The design is based around the clients that need to connect to the wireless network. Most of the time, you do not have influence of the clients that are connecting to your network. You need to design the network for the ‘weakest’ client, but what kind of clients can be part of your network?

Laptops
Laptops are typically the strongest in your network—they have their own Wi-Fi adapters and support most of the time multiple streams. A MacBook Pro has a 3x3 802.11ac chipset, but at this point most laptops supports only 2 streams. There are even clients that support 2.4 GHz only. So, there are a lot of laptop types on the market with all different kinds of features in their wireless chipset. Not all clients support all the channels. For example, laptops from the States will probably not work on channel 13 in the 2.4 GHz band or all the 5 GHz band channels. Same for the channel bounding, 40 MHz, 80 MHz or 160 MHz channels.

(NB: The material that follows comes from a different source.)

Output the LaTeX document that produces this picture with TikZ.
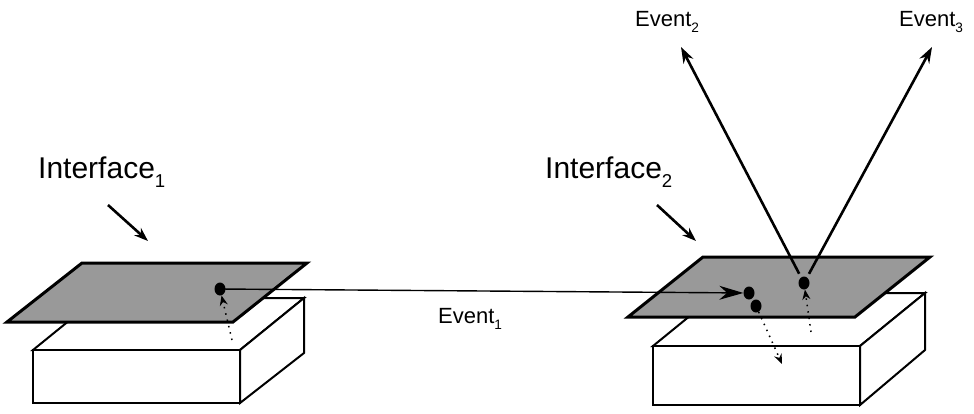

When you work with laptops as client, take into consideration what type of EAP and PHY they support. How many are they deploying, are they stationary or moving a lot. The last part is important for picking the right roaming mechanism.

Tablets
Tablets are in most organisations nice replacers for laptops; however, they are less powerful when it comes to wireless. For the reason of conserving battery power, most tablets are only single-stream devices. The same considerations need to be taken for tablets as for laptops, for example EAP and PHY support.

Mobile phones
Mobile phones are comparable to tablets, single-stream devices. In that case the same considerations as tablets are in place for mobile devices.

802.11 VoIP handsets
VoIP handsets are used in different types of industries and are using the wireless network. They have more features than normal mobile phones, such as IP assignment, VLAN support, security features of WPA2 PSK, and so on. Important requirements are roaming support, Quality of Service, and VoIP protocols.

Wireless desktops
Desktops are most of the time connected through a cable, but it is sometimes a high expense to have cables throughout the company. For that reason, there are Wi-Fi adapters for non-movable desktops. It is important to think where the antenna is placed. Sometimes they are placed behind the desktop under the desk, which is not helping with the signal propagation.

Internet of things
Internet of things (IoT) are devices that communicate with each other over the wireless network. There are tracking devices, but also devices for things like sharing information about temperatures of fridges and freezers throughout the company. They a transmit small amount of data, but frequently.

Those clients are not just sitting there in your network. There are different types of applications ran on the devices that have their own requirements and demands of the wireless network. For application planning we need to know what is the size that an average communication transmits, how many communications are per minute, and how many clients are using this application?

Web based
Web based applications are HTTP or HTTPS based applications with sometimes special plug-ins that are required.

Mobile apps
These are apps that you need to download from the app store for your mobile device (phone or tablet). In these apps can be ads that are blocked by the firewall, and the apps need frequently updated.

Real-time
Real-time applications are applications that use both voice and video, for example Voice over IP, video conferencing, and streaming. The issue with real time applications is that packages can become out of order when you resend them. This can change the order of a movie or phone call, for example.

Audio and video can be encoded with different types of algorithms.
H.261 is for video over ISDN lines
H.264 known for MPEG-4, video encoding, HDTV, VoIP
G.711 audio encoding at 64 Kbps
G.722 audio encoding at 64, 56 and 48 Kbps
G.723/723.1 audio encoding at 5.4 and 6.3 Kbps
G.729/729A audio encoding at 8 Kbps and removes the silence before encoding.

High-Date Volume applications
Those applications transmit every hour more than a few megabytes. For example, the app store or Windows update that update a couple apps/applications at a time, and this can be a couple gigabytes.